/barbaragurrieri/group/, Nathalie Djurberg, Elise Florenty, goldiechiari, Deborah Ligorio, Eva Marisaldi, Ciprian Muresan, Diego Perrone, Francesco Simeti
Curated by Anna Daneri
Curator talk and tour 7 December 2011 at 5 pm. Welcome!
European contemporary animations at the Pori Art Museum
Animated Worlds. European contemporary animations presents works by nine artists from France, Italy, Roumania and Sweden. They all engage with a complex of issues linked to our present moment from a perspective which can be envisaged as ‘European’.
Drawn from images taken from reality or documentaries (Florenty, goldiechiari, Ligorio), from direct experience (/barbaragurreri/group, Marisaldi, Muresan), from imagination (Djurberg, goldiechiari) or from art history (Simeti, Perrone), the exhibited works build articulated worlds which arise from a deep proximity within the artists’ experience and result in reflections on migration, geopolitical transformation, social relations, marginalization, cultural inheritance and physical or imaginary landscapes.
The common thread in the exhibition is the low-tech attitude pursued by the artists which makes their works probably less experimental in terms of the opportunities given by new technologies for contemporary animation, but highly consistent in terms of poetic resonances. Traditional animation techniques such as stop-motion, cut-ups, digital drawing, and claymation, are used to produce a certain distance from the subject matter, allowing viewers to build their own interpretative tools.
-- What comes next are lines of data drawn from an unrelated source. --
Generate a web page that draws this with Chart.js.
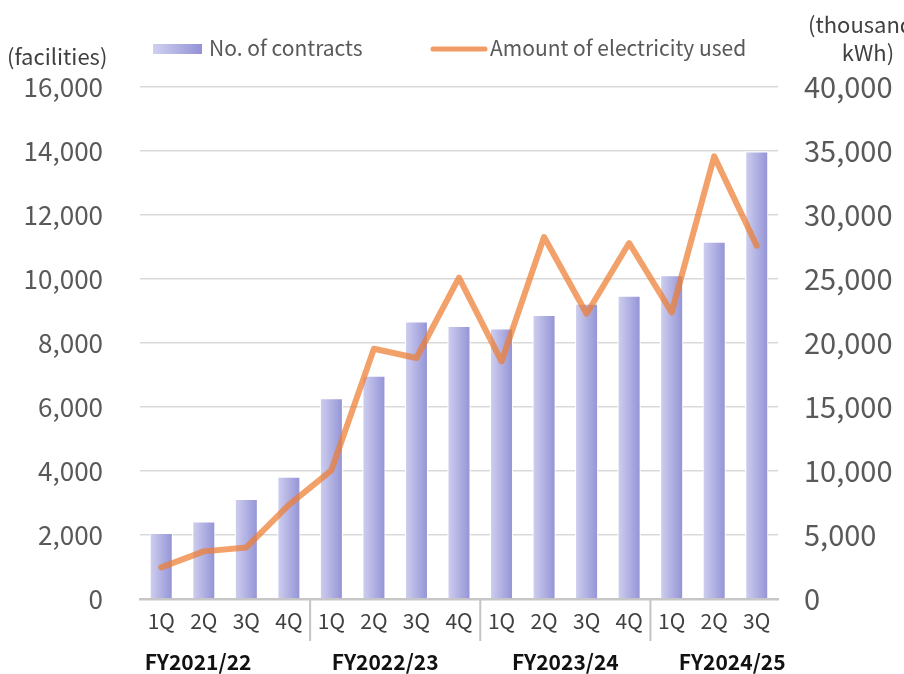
<!DOCTYPE html>
<html>
<head>
<meta charset="utf-8">
<script src="https://cdn.jsdelivr.net/npm/chart.js@4"></script>
<style>
  html, body { margin: 0; padding: 0; background: #fff; }
  #wrap { width: 904px; height: 674px; position: relative; }
</style>
</head>
<body>
<div id="wrap"><canvas id="contractChart"></canvas></div>
<script>
const quarters = ["1Q", "2Q", "3Q", "4Q", "1Q", "2Q", "3Q", "4Q", "1Q", "2Q", "3Q", "4Q", "1Q", "2Q", "3Q"];
const fiscalYears = ["FY2021/22", "FY2022/23", "FY2023/24", "FY2024/25"];
const quartersPerYear = [4, 4, 4, 3];

// facilities under contract (left axis)
const contracts = [2070, 2430, 3130, 3830, 6280, 6980, 8680, 8540, 8460, 8880, 9230, 9480, 10120, 11170, 13990];
// electricity used, thousand kWh (right axis)
const electricity = [2470, 3720, 4030, 7350, 10050, 19550, 18830, 25100, 18560, 28280, 22290, 27810, 22390, 34580, 27600];

const FONT = "'Noto Sans CJK JP', 'Noto Sans', sans-serif";
const ORANGE = "rgba(237,125,49,0.72)";
const BAR_PCT = 0.55;
// year captions sit a little off their group centres
const yearNudge = [-27, -10, 0, 18];

function barGradient(g, x0, x1) {
  const grad = g.createLinearGradient(x0, 0, x1, 0);
  grad.addColorStop(0, "#d0d0f0");
  grad.addColorStop(1, "#9292d6");
  return grad;
}

/* ---------- extra drawing: legend, axis titles, year groups ---------- */
const decor = {
  id: "decor",
  afterDraw(chart) {
    const g = chart.ctx;
    const x = chart.scales.x;
    const area = chart.chartArea;
    const step = x.getPixelForValue(1) - x.getPixelForValue(0);
    g.save();

    // separators between fiscal years + year captions
    let start = 0;
    quartersPerYear.forEach((n, i) => {
      const end = start + n;
      if (i < quartersPerYear.length - 1) {
        const sx = x.getPixelForValue(end - 1) + step / 2;
        g.strokeStyle = "#c4c4c4";
        g.lineWidth = 2;
        g.beginPath();
        g.moveTo(sx, area.bottom);
        g.lineTo(sx, area.bottom + 42);
        g.stroke();
      }
      const left = x.getPixelForValue(start) - step / 2;
      const right = x.getPixelForValue(end - 1) + step / 2;
      g.fillStyle = "#111";
      g.font = "bold 21px " + FONT;
      g.textAlign = "center";
      g.textBaseline = "middle";
      g.fillText(fiscalYears[i], (left + right) / 2 + yearNudge[i], 662);
      start = end;
    });

    // axis titles
    g.fillStyle = "#404040";
    g.font = "22px " + FONT;
    g.textAlign = "left";
    g.fillText("(facilities)", 7, 57);
    g.fillText("(thousand", 808, 25);
    g.textAlign = "center";
    g.fillText("kWh)", 868, 53);

    // legend
    g.font = "21px " + FONT;
    g.fillStyle = barGradient(g, 153, 202);
    g.fillRect(153, 44, 49, 10);
    g.fillStyle = "#595959";
    g.textAlign = "left";
    g.fillText("No. of contracts", 209, 48);
    g.strokeStyle = "rgba(240,150,95,0.95)";
    g.lineWidth = 5;
    g.lineCap = "round";
    g.beginPath();
    g.moveTo(433, 49);
    g.lineTo(485, 49);
    g.stroke();
    g.fillText("Amount of electricity used", 490, 48);

    g.restore();
  }
};

const ctx = document.getElementById("contractChart").getContext("2d");

const chart = new Chart(ctx, {
  data: {
    labels: quarters,
    datasets: [
      {
        type: "line",
        label: "Amount of electricity used",
        data: electricity,
        yAxisID: "y1",
        borderColor: ORANGE,
        borderWidth: 6,
        borderCapStyle: "round",
        borderJoinStyle: "round",
        pointRadius: 0,
        tension: 0,
        order: 0
      },
      {
        type: "bar",
        label: "No. of contracts",
        data: contracts,
        yAxisID: "y",
        backgroundColor: (c) => {
          const ch = c.chart;
          if (!ch.chartArea || c.dataIndex === undefined) return "#b4b4e4";
          const cx = ch.scales.x.getPixelForValue(c.dataIndex);
          const half = ch.chartArea.width / quarters.length * BAR_PCT / 2;
          return barGradient(ch.ctx, cx - half, cx + half);
        },
        borderColor: "#ffffff",
        borderWidth: 1.2,
        barPercentage: BAR_PCT,
        categoryPercentage: 1,
        order: 1
      }
    ]
  },
  options: {
    responsive: true,
    maintainAspectRatio: false,
    animation: false,
    layout: { padding: { top: 87, left: 0, right: 0, bottom: 0 } },
    plugins: {
      legend: { display: false },
      tooltip: { enabled: false }
    },
    scales: {
      x: {
        grid: { display: false, drawTicks: false },
        border: { display: true, color: "#c6c6c6", width: 2.5 },
        ticks: { color: "#404040", font: { family: FONT, size: 21 }, padding: 9, maxRotation: 0 },
        afterFit: (s) => { s.height = 75; }
      },
      y: {
        position: "left",
        min: 0,
        max: 16000,
        grid: { color: "#d9d9d9", lineWidth: 1.5, drawTicks: false },
        border: { display: false },
        ticks: {
          stepSize: 2000,
          padding: 37,
          color: "#595959",
          font: { family: FONT, size: 26 },
          callback: (v) => v.toLocaleString("en-US")
        },
        afterFit: (s) => { s.width = 140; }
      },
      y1: {
        position: "right",
        min: 0,
        max: 40000,
        grid: { display: false, drawTicks: false },
        border: { display: false },
        ticks: {
          stepSize: 5000,
          padding: 26,
          color: "#595959",
          font: { family: FONT, size: 29 },
          callback: (v) => v.toLocaleString("en-US")
        },
        afterFit: (s) => { s.width = 126; }
      }
    }
  },
  plugins: [decor]
});
</script>
</body>
</html>
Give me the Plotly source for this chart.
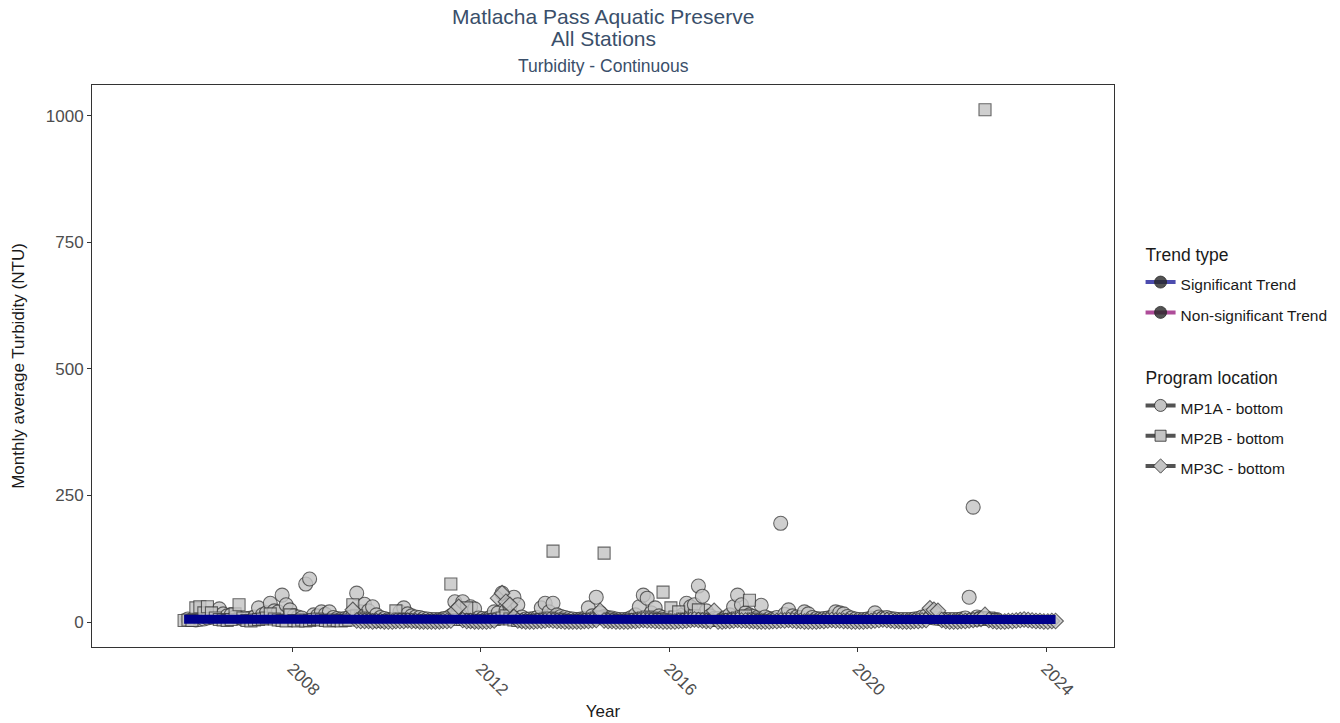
import pandas as pd
import plotly.graph_objects as go

# Monthly average turbidity (NTU) by program location
mp1a_start = "2005-10-01"
mp1a_values = [
    6, 5, 4,
    5, 6, 8, 10, 14, 26, 16, 12, 14, 10, 8, 6,
    7, 8, 10, 28, 14, 18, 37, 22, 20, 53, 34, 24,
    12, 10, 8, 75, 85, 14, 12, 20, 15, 20, 9, 7,
    6, 7, 9, 12, 57, 20, 35, 22, 30, 14, 9, 7,
    5, 5, 6, 20, 28, 16, 12, 10, 9, 7, 6, 5,
    5, 5, 6, 8, 12, 40, 22, 40, 15, 30, 26, 8,
    7, 6, 9, 20, 18, 57, 22, 30, 49, 34, 10, 6,
    6, 7, 9, 28, 37, 20, 37, 14, 11, 9, 7, 6,
    5, 6, 7, 28, 12, 49, 18, 11, 9, 8, 6, 5,
    5, 6, 9, 14, 30, 53, 47, 18, 28, 12, 9, 7,
    7, 6, 9, 14, 37, 30, 34, 71, 51, 22, 12, 7,
    7, 6, 9, 14, 30, 53, 34, 18, 14, 11, 9, 33,
    10, 7, 6, 9, 195, 15, 24, 12, 10, 9, 20, 16,
    9, 7, 6, 7, 8, 10, 20, 18, 16, 11, 8, 6,
    5, 5, 6, 8, 18, 10, 8, 9, 7, 6, 5, 5,
    5, 5, 6, 7, 10, 12, 9, 8, 7, 6, 5, 5,
    5, 5, 6, 8, 49, 227, 10, 8, 7, 6, 5, 5,
]

mp2b_start = "2005-09-01"
mp2b_values = [
    3, 4, 3, 28,
    30, 18, 30, 18, 8, 5, 4, 3, 5, 16, 34, 8,
    3, 2, 4, 5, 6, 8, 16, 6, 4, 3, 2, 14,
    3, 2, 4, 2, 3, 5, 6, 4, 3, 2, 4, 3,
    2, 3, 4, 34, 12, 8, 6, 4, 3, 2, 2, 3,
    3, 4, 22, 6, 5, 4, 3, 3, 2, 2, 3, 3,
    2, 3, 4, 8, 75, 10, 5, 5, 28, 3, 2, 2,
    3, 3, 4, 5, 6, 8, 12, 6, 4, 3, 3, 2,
    3, 3, 4, 5, 6, 8, 140, 6, 4, 3, 3, 2,
    3, 3, 4, 5, 6, 8, 10, 136, 6, 4, 3, 3,
    3, 3, 4, 5, 6, 8, 10, 8, 6, 5, 59, 6,
    28, 10, 20, 6, 5, 8, 12, 24, 6, 4, 3, 3,
    3, 3, 4, 5, 6, 8, 10, 12, 43, 6, 4, 3,
]
mp2b_late_start = "2022-06-01"
mp2b_late_values = [4, 5, 6, 1012, 8, 5]

mp3c_start = "2009-04-01"
mp3c_values = [
    24, 3, 2, 2, 2, 1, 2, 2, 1,
    1, 1, 2, 2, 2, 3, 2, 2, 1, 1, 1, 1,
    1, 1, 2, 2, 3, 22, 30, 4, 2, 2, 1, 1,
    1, 1, 2, 3, 47, 57, 40, 34, 10, 3, 2, 1,
    1, 1, 2, 2, 3, 4, 3, 2, 2, 1, 1, 1,
    1, 1, 2, 2, 3, 4, 22, 3, 2, 2, 1, 1,
    1, 1, 2, 2, 3, 4, 3, 3, 2, 2, 1, 1,
    1, 1, 2, 2, 3, 4, 5, 4, 3, 2, 2, 22,
    1, 1, 2, 2, 3, 4, 3, 3, 2, 2, 1, 1,
    1, 1, 2, 2, 3, 3, 4, 3, 2, 2, 1, 1,
    1, 1, 2, 2, 3, 4, 3, 3, 2, 2, 1, 1,
    1, 1, 2, 2, 3, 4, 5, 4, 3, 2, 2, 1,
    1, 1, 2, 2, 3, 4, 27, 24, 22, 4, 2, 1,
    1, 1, 2, 2, 3, 4, 5, 6, 14, 4, 2, 1,
    1, 1, 2, 2, 3, 4, 5, 4, 3, 2, 2, 1,
    1, 2, 2,
]

# Seasonal Kendall trend (significant), endpoints in NTU
trend_dates = ["2005-09-15", "2024-03-15"]
trend_values = [5.4, 4.9]

year_ticks = [2008, 2012, 2016, 2020, 2024]
y_ticks = [0, 250, 500, 750, 1000]

FONT = "Liberation Sans, Arial, sans-serif"
FILL = "#c4c4c4"
EDGE = "#3f3f3f"
TREND_BLUE = "#00008b"
TITLE_COLOR = "#3a4f6a"


def monthly(start, values):
    dates = pd.date_range(start, periods=len(values), freq="MS") + pd.Timedelta(days=14)
    return dates, values


fig = go.Figure()

stations = [
    ("MP1A - bottom", "circle", 14, [monthly(mp1a_start, mp1a_values)]),
    ("MP2B - bottom", "square", 12, [monthly(mp2b_start, mp2b_values),
                                      monthly(mp2b_late_start, mp2b_late_values)]),
    ("MP3C - bottom", "diamond", 12, [monthly(mp3c_start, mp3c_values)]),
]

for name, symbol, size, parts in stations:
    xs, ys = [], []
    for d, v in parts:
        xs.extend(list(d))
        ys.extend(v)
    fig.add_trace(go.Scatter(
        x=xs, y=ys, mode="markers", name=name, showlegend=False,
        marker=dict(symbol=symbol, size=size, color=FILL, opacity=0.8,
                    line=dict(color=EDGE, width=1.1)),
        hoverinfo="x+y",
    ))

fig.add_trace(go.Scatter(
    x=pd.to_datetime(trend_dates), y=trend_values, mode="lines",
    line=dict(color=TREND_BLUE, width=9), showlegend=False, hoverinfo="skip",
))


def label(text):
    return f'<span style="font-size:15.5px">{text}</span>'


# Legend entries
legend_entries = [
    ("Trend type", "Significant Trend", "rgba(0,0,139,0.7)", "circle", "rgba(40,40,40,0.8)", 12),
    ("Trend type", "Non-significant Trend", "rgba(139,0,110,0.7)", "circle", "rgba(40,40,40,0.8)", 12),
    ("Program location", "MP1A - bottom", "rgba(40,40,40,0.8)", "circle", FILL, 12),
    ("Program location", "MP2B - bottom", "rgba(40,40,40,0.8)", "square", FILL, 11),
    ("Program location", "MP3C - bottom", "rgba(40,40,40,0.8)", "diamond", FILL, 11),
]
for group, name, lcolor, symbol, mcolor, msize in legend_entries:
    fig.add_trace(go.Scatter(
        x=[None], y=[None], mode="lines+markers", name=label(name),
        legendgroup=group,
        legendgrouptitle=dict(text=group, font=dict(size=17.5, color="#1a1a1a", family=FONT)),
        line=dict(color=lcolor, width=4),
        marker=dict(symbol=symbol, size=msize, color=mcolor,
                    line=dict(color="rgba(40,40,40,0.8)", width=1)),
    ))

fig.update_layout(
    width=1340, height=723,
    margin=dict(l=92, r=226, t=85, b=76, autoexpand=False),
    paper_bgcolor="white", plot_bgcolor="white",
    font=dict(family=FONT, color="#1a1a1a"),
    legend=dict(
        x=1.026, xanchor="left", y=0.731, yanchor="top",
        font=dict(size=21, family=FONT, color="#1a1a1a"),
        tracegroupgap=37, bgcolor="rgba(0,0,0,0)",
    ),
    xaxis=dict(
        type="date",
        range=["2003-10-02", "2025-06-11"],
        tickvals=[pd.Timestamp(f"{y}-01-01") for y in year_ticks],
        ticktext=[str(y) for y in year_ticks],
        tickangle=45,
        ticks="outside", ticklen=4, tickcolor="#333333", tickwidth=1,
        tickfont=dict(size=17, color="#4d4d4d", family=FONT),
        showgrid=False, zeroline=False, automargin=False,
        showline=True, mirror=True, linecolor="#333333", linewidth=1,
        title=dict(text="Year", font=dict(size=17, color="#1a1a1a", family=FONT), standoff=6),
    ),
    yaxis=dict(
        range=[-49.4, 1061],
        tickvals=y_ticks,
        ticks="outside", ticklen=4, tickcolor="#333333", tickwidth=1,
        tickfont=dict(size=17, color="#4d4d4d", family=FONT),
        showgrid=False, zeroline=False, automargin=False,
        showline=True, mirror=True, linecolor="#333333", linewidth=1,
        title=dict(text="Monthly average Turbidity (NTU)",
                   font=dict(size=17, color="#1a1a1a", family=FONT), standoff=16),
    ),
    annotations=[
        dict(text="Matlacha Pass Aquatic Preserve", xref="paper", yref="paper",
             x=0.5, y=1.0, yshift=69, xanchor="center", yanchor="middle", showarrow=False,
             font=dict(size=21, color=TITLE_COLOR, family=FONT)),
        dict(text="All Stations", xref="paper", yref="paper",
             x=0.5, y=1.0, yshift=47, xanchor="center", yanchor="middle", showarrow=False,
             font=dict(size=21, color=TITLE_COLOR, family=FONT)),
        dict(text="Turbidity - Continuous", xref="paper", yref="paper",
             x=0.5, y=1.0, yshift=19, xanchor="center", yanchor="middle", showarrow=False,
             font=dict(size=17.5, color=TITLE_COLOR, family=FONT)),
    ],
)

fig.write_html("out.html")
A compilation of the early Super-8 clay animations by Nathalie Djurberg, recently remastered with the music by Hans Berg and giving shape to metaphors of everyday violence, is presented facing the pathological world-relation represented in Elise Florenty’s work, the suspended destiny of migrants by /barbaragurrieri/group, the plastic dynamism of the sculptures in motion by Diego Perrone, the satellite vision of the Earth by Deborah Ligorio, and the constallation of sex toys by goldiechiari.
Two portraits are looped into a single projection, depicting the two ages of man: the bending beggar crossing the street in Eva Marisaldi’s work, and Ciprian Muresan’s street child sniffing glue as a product of the post-Communist era. The wild landscape taken from art history by Francesco Simeti is an ideal closing work for the exhibition, a back-to- the-future disposition towards reality.